Why Valkyrie?

Sandahl Bergman in Conan the Barbarian. Man, that opened some eyes for me. As a young man just learning that women weren’t icky things, but rather interesting things? A strong women who could stand up to, and stand up for, the big strong barbarians? Could swing a sword with the best of them? Yeah. I’d say that had a say in my tastes for women as I grew up.

I’d also learned from a young age that women could be victims of some horrific violence, just because they were women. I also learned that children could be, too. My reaction to learning about these things wasn’t despair, or fear, or anger…but rather a stubborn determination that this wasn’t right, and should never be accepted as normal. Some part of me deep inside turned to stone, and promised it would make everything right, and would admit no compromise on the subject, ever. As I’ve gotten older that stone has been smelted, cast, forged and re-forged into a damned hard steel. I have a bitter hatred for anyone who thinks such things are part of life and should be accepted.

Q: So, why do you write these strong female characters?
A: Because you’re still asking me that question.

-Joss Whedon

And that, in some ways, is my feeling too. I’m starting a new martial art school with a somewhat female focus. And I get asked about that. People wonder why. Strong male imagery in the martial arts field is okay, strong female imagery is still somehow seen as weak.

Me? I prefer equality, but when the message is strongly slanted to one side, you have to try to balance it as best you can. There are great role models for young women out there, but they are lost in the media storm of addled young airhead startlets. I want to make a space for strong women to be comfortable being strong women, and become role models to other women. I don’t see why men should feel anything but happiness at training in such an environment. Strong men like strong women, and we like to make each other stronger.

The world needs more Valkyries.




  1. Hear, hear!

  2. Swords are fabulous weapons for women. They make me very happy. Good luck with your venture! 🙂

    • Thanks! Although if I was really going to focus the art for female students, I’d teach mostly the two-hander sword styles. The big blades seem to affect women like ponies affect little girls. They just get such a desire to chop through mobs…

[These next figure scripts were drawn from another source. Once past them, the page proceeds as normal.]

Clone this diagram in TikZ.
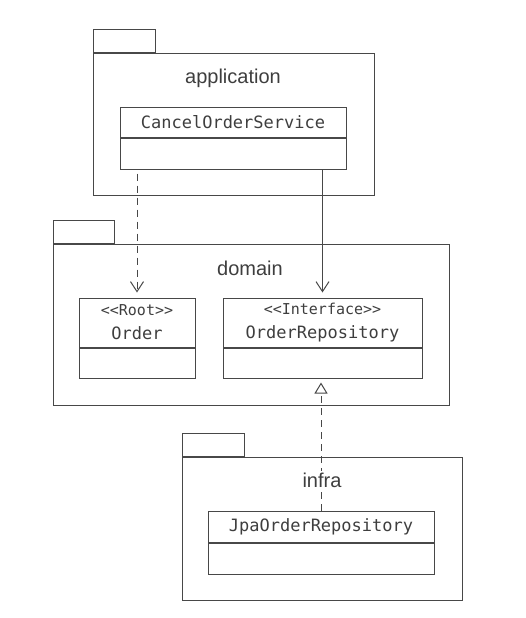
\documentclass[tikz,border=0pt]{standalone}
\usepackage{fontspec}
\setmainfont{Liberation Sans}
\setmonofont{DejaVu Sans Mono}
\usepackage{tikz}
\usetikzlibrary{positioning}
\usetikzlibrary{arrows.meta}

\definecolor{inkgray}{HTML}{3E3E3E}
\definecolor{linegray}{HTML}{484848}

\tikzset{
  pkg/.style={draw=linegray, line width=1pt, rectangle, inner sep=0pt},
  pkglabel/.style={text=inkgray, font=\fontsize{20}{22}\selectfont, anchor=base, inner sep=1.5pt},
  clshead/.style={draw=linegray, line width=1pt, rectangle, inner sep=0pt, text=inkgray,
    font=\ttfamily\fontsize{17}{24}\selectfont, align=center},
  clsbody/.style={draw=linegray, line width=1pt, rectangle, inner sep=0pt},
  depend/.style={draw=linegray, line width=1pt, dash pattern=on 7pt off 5pt,
    -{Straight Barb[length=10pt,width=13pt]}},
  assoc/.style={draw=linegray, line width=1pt, -{Straight Barb[length=10pt,width=13pt]}},
  realize/.style={draw=linegray, line width=1pt, dash pattern=on 7pt off 5pt,
    -{Triangle[open, length=11pt, width=13pt, fill=white]}}
}

\begin{document}
\begin{tikzpicture}[x=1pt, y=-1pt]
      \useasboundingbox (0,0) rectangle (526,618);
      % packages
      \node[pkg, minimum width=281pt, minimum height=142pt, anchor=north west] (appPkg) at (93,53) {};
      \node[pkg, minimum width=62pt, minimum height=23pt, anchor=south west] (appTab) at (appPkg.north west) {};
      \node[pkglabel] (appLabel) at (233,84) {application};
      \node[pkg, minimum width=396pt, minimum height=161pt, anchor=north west] (domainPkg) at (53,244) {};
      \node[pkg, minimum width=61pt, minimum height=23pt, anchor=south west] (domainTab) at (domainPkg.north west) {};
      \node[pkglabel] (domainLabel) at (250,275) {domain};
      \node[pkg, minimum width=280pt, minimum height=143pt, anchor=north west] (infraPkg) at (182,457) {};
      \node[pkg, minimum width=62pt, minimum height=23pt, anchor=south west] (infraTab) at (infraPkg.north west) {};
      % classes
      \node[clshead, minimum width=226pt, minimum height=30pt] (cancelSvc) at (233,122) {CancelOrderService};
      \node[clsbody, minimum width=226pt, minimum height=31pt, below=0pt of cancelSvc] (cancelSvcBody) {};
      \node[clshead, minimum width=116pt, minimum height=49pt] (order) at (137,322.5) {{\fontsize{15}{24}\selectfont <<Root>>}\\Order};
      \node[clsbody, minimum width=116pt, minimum height=30pt, below=0pt of order] (orderBody) {};
      \node[clshead, minimum width=199pt, minimum height=49pt] (orderRepo) at (322.5,322.5) {{\fontsize{15}{24}\selectfont <<Interface>>}\\OrderRepository};
      \node[clsbody, minimum width=199pt, minimum height=30pt, below=0pt of orderRepo] (orderRepoBody) {};
      \node[clshead, minimum width=226pt, minimum height=31pt] (jpaRepo) at (321,526.5) {JpaOrderRepository};
      \node[clsbody, minimum width=226pt, minimum height=31pt, below=0pt of jpaRepo] (jpaRepoBody) {};
      % connectors
      \draw[depend] ([yshift=-4pt]cancelSvcBody.south -| order.north) -- ([yshift=5pt]order.north);
      \draw[assoc] (cancelSvcBody.south -| orderRepo.north) -- ([yshift=5pt]orderRepo.north);
      \draw[realize] (jpaRepo.north) -- ([yshift=-4pt]orderRepoBody.south -| jpaRepo.north);
      \node[pkglabel, fill=white] (infraLabel) at (322,487) {infra};
\end{tikzpicture}
\end{document}
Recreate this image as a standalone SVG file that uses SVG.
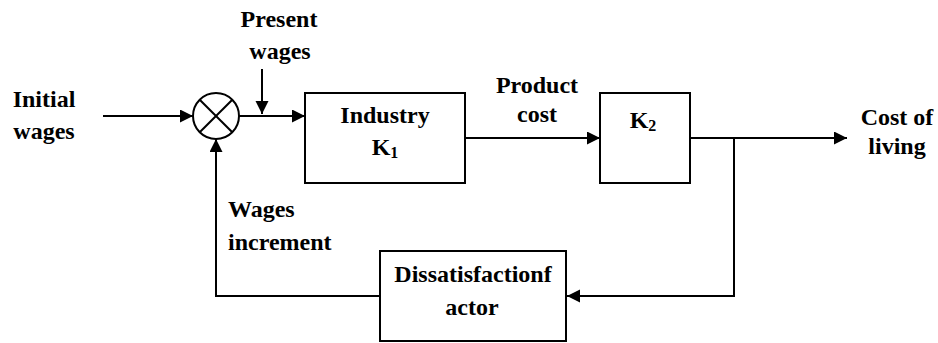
<svg xmlns="http://www.w3.org/2000/svg" width="938" height="343" viewBox="0 0 938 343">
<style>
.ln{fill:none;stroke:#000;stroke-width:2}
.bx{fill:#fff;stroke:#000;stroke-width:2}
text{font-family:"Liberation Serif","Times New Roman",serif;font-weight:bold;font-size:24px;fill:#000}
.m{text-anchor:middle}
</style>
<defs>
<marker id="ah" markerWidth="14" markerHeight="14" refX="13" refY="6.5" orient="auto" markerUnits="userSpaceOnUse" viewBox="0 0 14 14">
<path d="M0,0 L13,6.5 L0,13 Z" fill="#000"/>
</marker>
</defs>
<rect width="938" height="343" fill="#fff"/>
<g id="connectors">
<line class="ln" x1="103" y1="116" x2="193" y2="116" marker-end="url(#ah)"/>
<line class="ln" x1="239" y1="116" x2="305" y2="116" marker-end="url(#ah)"/>
<line class="ln" x1="262" y1="69" x2="262" y2="114" marker-end="url(#ah)"/>
<line class="ln" x1="465" y1="138" x2="600" y2="138" marker-end="url(#ah)"/>
<line class="ln" x1="690" y1="138" x2="847" y2="138" marker-end="url(#ah)"/>
<polyline class="ln" points="734,138 734,296 567,296" marker-end="url(#ah)"/>
<polyline class="ln" points="380,296 216,296 216,139" marker-end="url(#ah)"/>
</g>
<g id="sum">
<circle class="bx" cx="216" cy="116" r="23"/>
<line class="ln" x1="199.7" y1="99.7" x2="232.3" y2="132.3"/>
<line class="ln" x1="232.3" y1="99.7" x2="199.7" y2="132.3"/>
</g>
<g id="industry">
<rect class="bx" x="305" y="93" width="160" height="90"/>
<text class="m" x="385" y="123">Industry</text>
<text class="m" x="385" y="155">K<tspan font-size="16" dy="3">1</tspan></text>
</g>
<g id="k2">
<rect class="bx" x="600" y="93" width="90" height="90"/>
<text class="m" x="643" y="128">K<tspan font-size="16" dy="3">2</tspan></text>
</g>
<g id="dissatisfaction">
<rect class="bx" x="380" y="251" width="186" height="90"/>
<text class="m" x="473" y="282" font-size="21.5">Dissatisfactionf</text>
<text class="m" x="472" y="315" font-size="21.5">actor</text>
</g>
<g id="labels">
<text class="m" x="44" y="107">Initial</text>
<text class="m" x="44" y="139">wages</text>
<text class="m" x="279" y="27">Present</text>
<text class="m" x="280" y="59">wages</text>
<text class="m" x="537" y="93">Product</text>
<text class="m" x="537" y="122">cost</text>
<text class="m" x="897" y="125">Cost of</text>
<text class="m" x="897" y="154">living</text>
<text x="228" y="217">Wages</text>
<text x="228" y="250">increment</text>
</g>
</svg>
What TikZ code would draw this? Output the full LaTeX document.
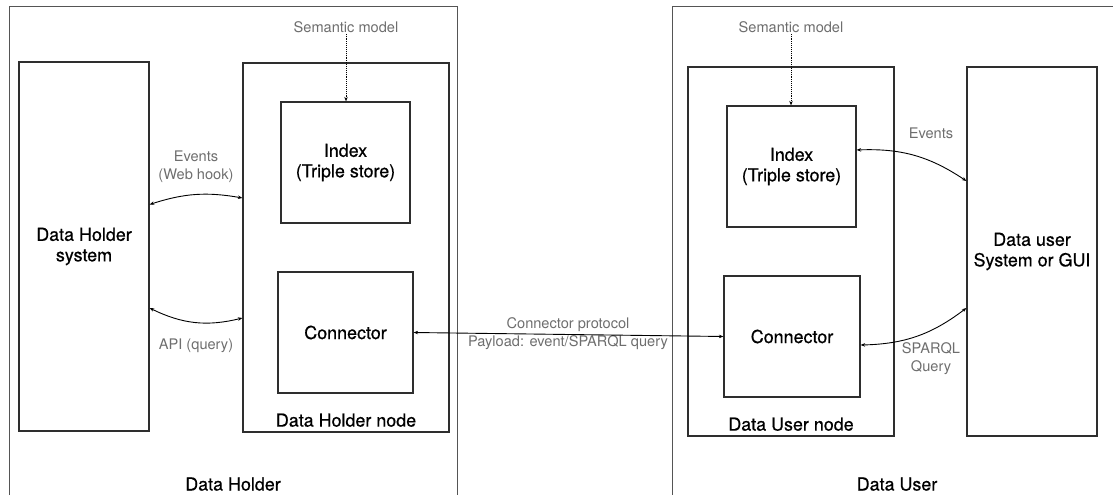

  3. Thumbs up! For all of it.

  4. Single handed, double handed, both hands, long, short, long and short, pointy, single edged, double edged … it’s all good 🙂
    Chopping through mobs is fine, but I’m more of the crafty variety myself – it’s the ‘chess’ that fascinates me. Long Live Strategy!!

    • A good bout of swordplay should invite a follow-up wine and lots of pass-by-pass discussion. Or, as David Teague and I managed, discussed during the bout, sword in one hand and coffee in the other…

  5. Sean Karp (Thorsteinn Raudskeggr on the AA)


    *I, myself, was raised by by a strong woman, Mistress Siobhan Ni Seaghdha of the West Kingdom, who with my step-dad Sir Connor MacAufle FitzJames taught me all you feel to be right.

    Tis a sad world when these views about strong women being right and good are seen as odd.

    • It’s only a sad world if we don’t step up and correct the wrongs. Every age needs warriors who fight for the right thing, in every field the battle needs to be fought on.